2021年1月17日日曜日

ラグビー・シーズン終了、『近代日本の陽明学』から

 高校・大学ラグビーの今季シーズンが終了した。これで昨年10月02日からの“J SPORTSオンデマンド”の契約を解約した。次の契約は(コロナ禍が沈静化していればの前提に立つが)来季秋になる。
 天理大の初優勝が素晴らしいものだから決勝戦終了後のシーンをBDに落とし込んだ。早稲田が敗戦したのにBDを作成したのはこれで3度目。最初は2006.02.19の東芝府中戦(佐々木主将0-43のスコアだが早稲田のThe Best Matchと思っている)、2度目は2009.02.15のサントリー戦(豊田主将20-59で監督は中竹さんと清宮さん)。
 次季の主将は長田、副将 or FWリーダーは小林と予想する。1ヶ月もせずに発表されるであろう。
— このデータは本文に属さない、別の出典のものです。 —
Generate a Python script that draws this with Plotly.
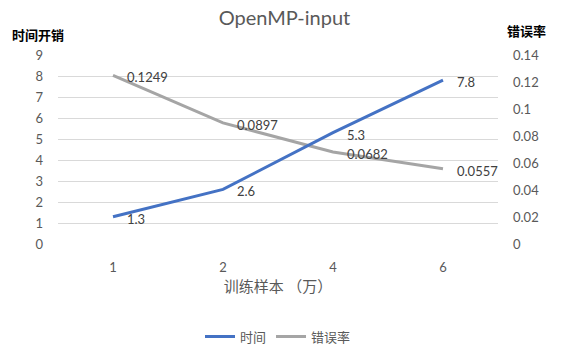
import plotly.graph_objects as go

categories = ["1", "2", "4", "6"]
time_vals = [1.3, 2.6, 5.3, 7.8]
err_vals = [0.1249, 0.0897, 0.0682, 0.0557]
time_labels = ["1.3", "2.6", "5.3", "7.8"]
err_labels = ["0.1249", "0.0897", "0.0682", "0.0557"]

num_font = "Lato, Open Sans, sans-serif"
cjk_font = "Noto Sans CJK SC, sans-serif"

fig = go.Figure()
fig.add_trace(go.Scatter(
    x=categories, y=err_vals, name="错误率", yaxis="y",
    mode="lines", line=dict(color="#A5A5A5", width=3),
))
fig.add_trace(go.Scatter(
    x=categories, y=time_vals, name="时间", yaxis="y2",
    mode="lines", line=dict(color="#4472C4", width=3),
))

annotations = []
for i, (v, t) in enumerate(zip(err_vals, err_labels)):
    annotations.append(dict(x=i, y=v, xref="x", yref="y", text=t, showarrow=False,
                            xanchor="left", yanchor="middle", xshift=12, yshift=-2,
                            font=dict(family=num_font, size=13, color="#404040")))
for i, (v, t) in enumerate(zip(time_vals, time_labels)):
    annotations.append(dict(x=i, y=v, xref="x", yref="y2", text=t, showarrow=False,
                            xanchor="left", yanchor="middle", xshift=12, yshift=-2,
                            font=dict(family=num_font, size=13, color="#404040")))
annotations += [
    dict(text="<b>时间开销</b>", xref="paper", yref="paper", x=-0.11, y=1.11,
         xanchor="left", yanchor="middle", showarrow=False,
         font=dict(family=cjk_font, size=13, color="#000000")),
    dict(text="<b>错误率</b>", xref="paper", yref="paper", x=1.015, y=1.13,
         xanchor="left", yanchor="middle", showarrow=False,
         font=dict(family=cjk_font, size=13, color="#000000")),
]

fig.update_layout(
    width=569, height=354,
    margin=dict(l=58, r=71, t=55, b=110, autoexpand=False),
    paper_bgcolor="white", plot_bgcolor="white",
    showlegend=True,
    title=dict(text="OpenMP-input", x=0.5, xanchor="center", y=0.95, yanchor="middle",
               font=dict(family=num_font, size=20, color="#595959")),
    xaxis=dict(type="category", range=[-0.5, 3.5], showgrid=False, showline=False,
               zeroline=False, ticks="", ticklabelstandoff=14, automargin=False,
               tickfont=dict(family=num_font, size=13, color="#595959"),
               title=dict(text="训练样本 （万）", font=dict(family=cjk_font, size=15, color="#595959"),
                          standoff=6)),
    yaxis=dict(side="right", range=[0, 0.14], dtick=0.02, showgrid=False, zeroline=False,
               tickformat="~g", ticks="", ticklabelstandoff=14, automargin=False,
               tickfont=dict(family=num_font, size=13, color="#595959")),
    yaxis2=dict(side="left", overlaying="y", range=[0, 9], dtick=1, showgrid=True,
                gridcolor="#D9D9D9", gridwidth=1, zeroline=False, ticks="",
                ticklabelstandoff=14, automargin=False,
                tickfont=dict(family=num_font, size=13, color="#595959")),
    legend=dict(orientation="h", x=0.5, xanchor="center", y=-0.49, yanchor="middle",
                traceorder="reversed",
                font=dict(family=cjk_font, size=13, color="#595959")),
    annotations=annotations,
)

fig.write_html("out.html")
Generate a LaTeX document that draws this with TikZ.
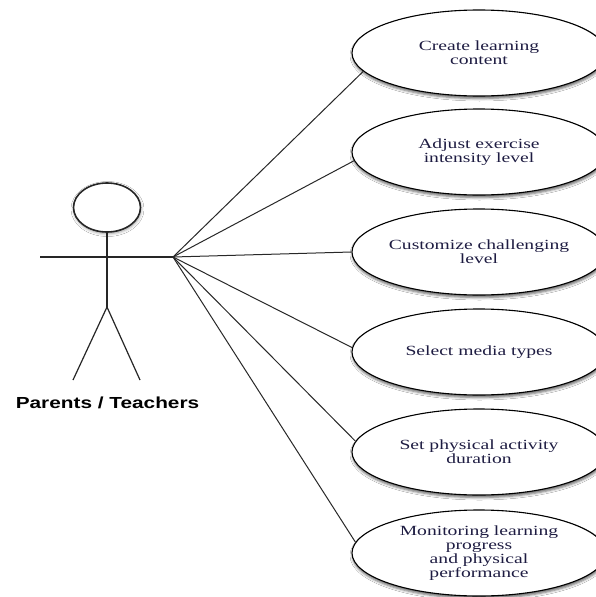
\documentclass[tikz,border=0pt]{standalone}
\usepackage{fontspec}
\setmainfont{Liberation Serif}
\newfontfamily\actorfont{Liberation Sans}
\usetikzlibrary{shapes.geometric,shadows.blur}

\definecolor{ucink}{RGB}{30,28,66}
\definecolor{wire}{RGB}{40,40,40}

% use-case caption: Times-like, widened, tight leading
\newcommand\uctext[1]{\makebox[0pt]{\scalebox{1.4}[1]{\parbox{150pt}{\centering
  \fontsize{14}{14}\selectfont\lineskiplimit=-30pt\color{ucink}#1}}}}

\tikzset{
  usecase/.style={ellipse, draw=black, line width=1.1pt, fill=white,
    minimum width=254pt, minimum height=86pt, inner sep=0pt,
    blur shadow={shadow xshift=0.5pt, shadow yshift=-2.5pt,
      shadow blur radius=2.5pt, shadow opacity=60}},
  link/.style={draw=wire, line width=1pt},
  limb/.style={draw=black!85, line width=1.2pt},
  headshape/.style={ellipse, draw=black!85, line width=1.6pt, fill=white,
    minimum width=67pt, minimum height=49pt, inner sep=0pt,
    blur shadow={shadow xshift=0.5pt, shadow yshift=-1.5pt,
      shadow blur radius=3pt, shadow opacity=40}},
}

\begin{document}
\begin{tikzpicture}[x=1pt, y=-1pt]
  \useasboundingbox (0,0) rectangle (596,597);
  \fill[white] (0,0) rectangle (596,597);

  % actor
  \coordinate (neck)  at (107,232);
  \coordinate (hip)   at (107,307);
  \coordinate (lhand) at (40,257);
  \coordinate (hub)   at (173,257);
  \coordinate (lfoot) at (73,380);
  \coordinate (rfoot) at (140,380);
  \draw[limb] (neck) -- (hip);
  \draw[limb] (lhand) -- (hub);
  \draw[limb] (lfoot) -- (hip) -- (rfoot);
  \node[headshape] (head) at (107,207.5) {};
  \node[anchor=base, inner sep=0pt] (role) at (107.5,408)
    {\scalebox{1.3}[1]{\actorfont\bfseries\fontsize{16}{19}\selectfont Parents / Teachers}};

  % use cases
  \node[usecase] (uc1) at (479,53)  {\uctext{Create learning\\content}};
  \node[usecase] (uc2) at (479,152) {\uctext{Adjust exercise\\intensity level}};
  \node[usecase] (uc3) at (479,252) {\uctext{Customize challenging\\level}};
  \node[usecase] (uc4) at (479,352) {\uctext{Select media types}};
  \node[usecase] (uc5) at (479,452) {\uctext{Set physical activity\\duration}};
  \node[usecase] (uc6) at (479,553) {\uctext{Monitoring learning\\progress\\and physical\\performance}};

  % associations
  \draw[link] (hub) -- (uc1.189);
  \draw[link] (hub) -- (uc2.184);
  \draw[link] (hub) -- (uc3.180);
  \draw[link] (hub) -- (uc4.178);
  \draw[link] (hub) -- (uc5.175);
  \draw[link] (hub) -- (uc6.175);
\end{tikzpicture}
\end{document}
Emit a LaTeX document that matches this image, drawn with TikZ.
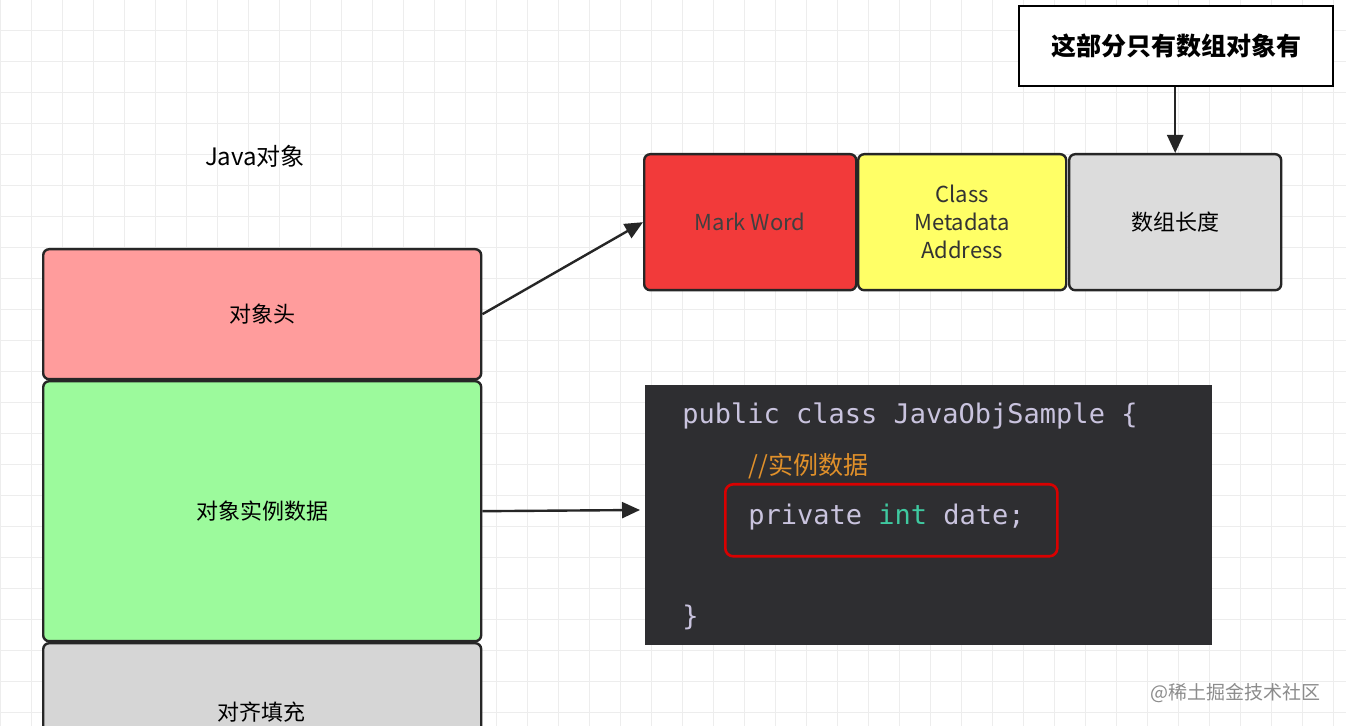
\documentclass[tikz,border=0pt]{standalone}
\usepackage{fontspec}
\setmainfont{Noto Sans CJK SC}
\newfontfamily\cjk{Noto Sans CJK SC}
\newfontfamily\codef{DejaVu Sans Mono}
\usetikzlibrary{arrows.meta}
\definecolor{hdr}{HTML}{FF9C9C}
\definecolor{inst}{HTML}{9CFA9C}
\definecolor{pad}{HTML}{D6D6D6}
\definecolor{mw}{HTML}{F23A3A}
\definecolor{cm}{HTML}{FFFF66}
\definecolor{al}{HTML}{DCDCDC}
\definecolor{codebg}{HTML}{2E2E31}
\definecolor{codefg}{HTML}{C9C3DE}
\definecolor{cmt}{HTML}{E0902A}
\definecolor{kw}{HTML}{3FC9A0}
\tikzset{
 blk/.style={draw=black!85,line width=1.2pt,rounded corners=3pt,align=center,font=\fontsize{11}{14}\selectfont},
 arr/.style={-{Triangle[length=9pt,width=8pt]},line width=1.2pt,black!85},
 code/.style={anchor=west,font=\codef\fontsize{13.5}{16}\selectfont,text=codefg,inner sep=0}
}
\begin{document}
\begin{tikzpicture}[x=0.5pt,y=-0.5pt]
\useasboundingbox (0,0) rectangle (1346,726);
\fill[white] (0,0) rectangle (1346,726);
\foreach \k in {0,...,43} \draw[black!7,line width=0.5pt] (\k*31,0) -- (\k*31,726);
\foreach \k in {0,...,23} \draw[black!7,line width=0.5pt] (0,\k*31) -- (1346,\k*31);
\node[font=\fontsize{12}{14}\selectfont] (title) at (255,156) {Java对象};
\node[blk,fill=hdr,minimum width=219pt,minimum height=65pt,anchor=north west] (h) at (42,248) {对象头};
\node[blk,fill=inst,minimum width=219pt,minimum height=130pt,anchor=north west] (i) at (42,380) {对象实例数据};
\begin{scope}
\clip (0,0) rectangle (1346,726);
\node[blk,fill=pad,minimum width=219pt,minimum height=60pt,anchor=north west,text depth=0pt] (p) at (42,642) {};
\end{scope}
\node[font=\fontsize{11}{14}\selectfont] (pt) at (261,712) {对齐填充};
\node[blk,fill=mw,minimum width=106pt,minimum height=68pt,anchor=north west,text=black!75] (m) at (643,153) {Mark Word};
\node[blk,fill=cm,minimum width=104pt,minimum height=68pt,anchor=north west,text=black!80] (c) at (857,153) {Class\\Metadata\\Address};
\node[blk,fill=al,minimum width=106pt,minimum height=68pt,anchor=north west] (a) at (1068,153) {数组长度};
\node[draw=black,line width=1.2pt,fill=white,minimum width=157pt,minimum height=40pt,anchor=north west,font=\fontsize{12.5}{14}\selectfont\bfseries] (note) at (1018,5) {这部分只有数组对象有};
\draw[arr] (note.south -| a.north) -- (a.north);
\draw[arr] (h.east) -- (m.west);
\coordinate (ce) at (640,510);
\node[fill=codebg,minimum width=283.5pt,minimum height=130pt,anchor=north west,inner sep=0] (code) at (645,385) {};
\draw[arr] (i.east) -- (ce);
\node[code] (l1) at (682,416) {public class JavaObjSample \{};
\node[code,text=cmt,font=\cjk\fontsize{12.5}{14}\selectfont] (l2) at (748,466) {//实例数据};
\node[code] (l3) at (748,517) {private \textcolor{kw}{int} date;};
\node[draw=red!85!black,line width=1.3pt,rounded corners=4pt,minimum width=166pt,minimum height=36pt,anchor=north west] (box) at (724,483) {};
\node[code] (l4) at (682,617) {\}};
\node[text=black!45,font=\fontsize{9.5}{12}\selectfont,anchor=east] (wm) at (1328,693) {@稀土掘金技术社区};
\end{tikzpicture}
\end{document}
 <小島毅 『近代日本の陽明学』(講談社選書メチエ、2006年)>:「陽明学」の呼称は明治になって日本で作られ定着した(『日本思想史辞典』)。明治期の陽明学派の論の核は「日本の誇る道徳修養の教えでもあり」、「彼らの陽明学は、王陽明の陽明学ではな」かった。
 “朱子学の教義に疑問を感じる→煩悶する→自分独自の考えを練っていく→陽明学について知る→「これだ!」と思う”。そして“他称「陽明学者」は、自称「聖学の徒」となる”。“陽明学には党派意識があまりない。学閥を作らない。自分の門人たち以外とは群れない。すなわち、逆に言って、はたから見ると内部分裂が激しい”---この中の幾つかの言葉を違う言葉に置き換えればある思想や感情に当て嵌まる。ぴったりと。
 本書に登場する主要人物を羅列する-大塩中斎・藤田幽谷・藤田東湖・(自己陶酔する)吉田松陰・三島中州・三宅雪嶺・内村鑑三・西郷隆盛・井上哲次郎・高畠素之・大川周明・安岡正篤・山川菊栄・三島由紀夫。
 山川菊栄と三島はともに水戸学ゆかりの血を引くことに著者は「深い衝撃を覚えた」と書くが、この「深い衝撃」がよく理解できない。すなわち、その水戸学が二人の思想にどう繋がっているのか、本書からはうかがえない。
 面白いと思った分析を続けて幾つかを羅列する。
 Enlightenmentの本来の意味は「神が与えてくれた各自の理性(reason, Vernunft)を自らの努力で光り輝かせる意味」であるが、『易』の文言を利用して「啓蒙」と訳された。しかし、儒教での「啓蒙」は蒙を啓く、i.e.,「愚か者を教え導くこと」で以降「啓蒙」となっている。
 「日清戦争」と「支那事変」の歴史用語における「清」と「支那」の国名の使い分け、及びそこにおける靖国神社の「支那」呼称との符合性、また宣戦布告せずに「事変」と呼称する不遜さ。
 「白い陽明学」-「自分の頭で考えた末の国体護持主義」、「赤い陽明学」-「幕末以来の伝統をある意味正しくうけついで、革命の理想に燃える人士も陽明学に惹かれていた」。日本に基層の如く沈殿する思想性とでも言えばいいのだろうか。
 藤田東湖を敬愛しその後継者たらんとした西郷隆盛。西郷を敬愛する山形庄内地方の人びと。その地に生まれた大川周明は西郷を終生尊敬していた。しかし、庄内地方でなぜに西郷を敬愛するのか、それは庄内地方での官軍の余りの暴虐を西郷が計算づくで止めさせただけではないかという解釈もできるし、自分はそう考えている。庄内ではそれを慈悲深き西郷と感じただけで、官軍のもともとの暴虐の指揮は誰だったのかを横に措いている。大川はそれをどう思っていたのだろうか。
 三島と石原慎太郎をさして、「日本刀を愛するか、ヨットを愛するかの趣味の違い」。これが最も面白い。